On comprend vos contraintes mais pourquoi ne pas avoir diffusé les débats qui avaient lieu la nuit ?
Parce que nous n'avons pas les moyens, tout simplement ! Sur la TNT, il ne suffit pas de diffuser le flux de l'assemblée comme on l'a fait sur internet. Sinon comment vous faites pendant les nombreuses interruptions de séance ? Vous diffusez un écran bleu pendant 5 minutes ? Il faut accompagner le flux comme le font tous les médias. Il faut l'éditorialiser en le faisant commenter par des journalistes quand c'est nécessaire. Il faut des techniciens pour faire des synthés. Tout ça, ça coûte de l'argent. Je n'ai pas les moyens de faire du direct la nuit. LCP a 16,5 millions d'euros de budget annuel, dont 4,5M sont consacrés aux frais de diffusion. C'est cinq fois moins que BFMTV !

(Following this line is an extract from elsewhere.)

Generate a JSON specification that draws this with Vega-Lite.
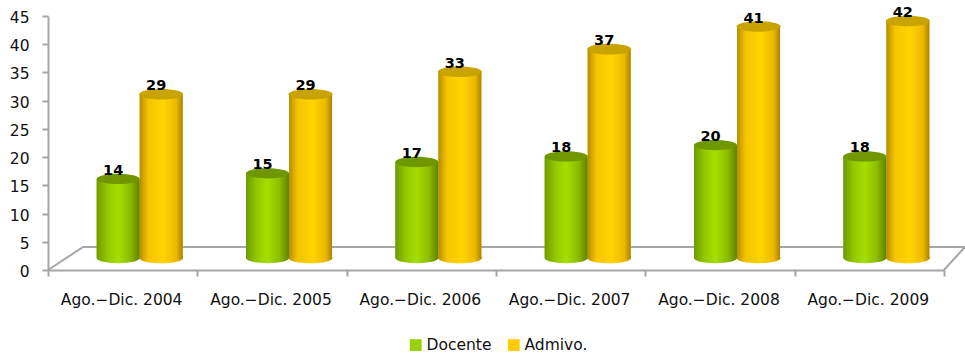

Par ailleurs, je ne suis pas sûr que ce soit la vocation de LCP. Nous ne sommes pas une chaîne d'infos. On fait beaucoup de directs mais tout n'a pas vocation à être diffusé comme tel. Les débats à l'Assemblée sont souvent très techniques et sont souvent très abscons pour les citoyens lambdas. Nous n'avons pas vocation à être un robinet à séances. Pour décrypter les travaux de l'Assemblée, nous avons de très bons magazines, des grandes interviews, des confrontations entre députés. Couvrir la réforme du mariage pour tous, ce n'est pas uniquement diffuser les débats.
On vous sent agacé par ces critiques...
Oui car on nous demande des choses qu'on ne peut pas faire. Nous avons de nombreuses contraintes, une toute petite équipe et, très honnêtement, je le redis, je trouve qu'on a fait le maximum. Retransmettre 2h30 de débats tous les jours sur notre canal TNT ce n'est pas rien ! Ce sont de gros efforts pour nous. Nous ne pouvions pas vraiment faire plus. Ou alors il faut augmenter notre budget.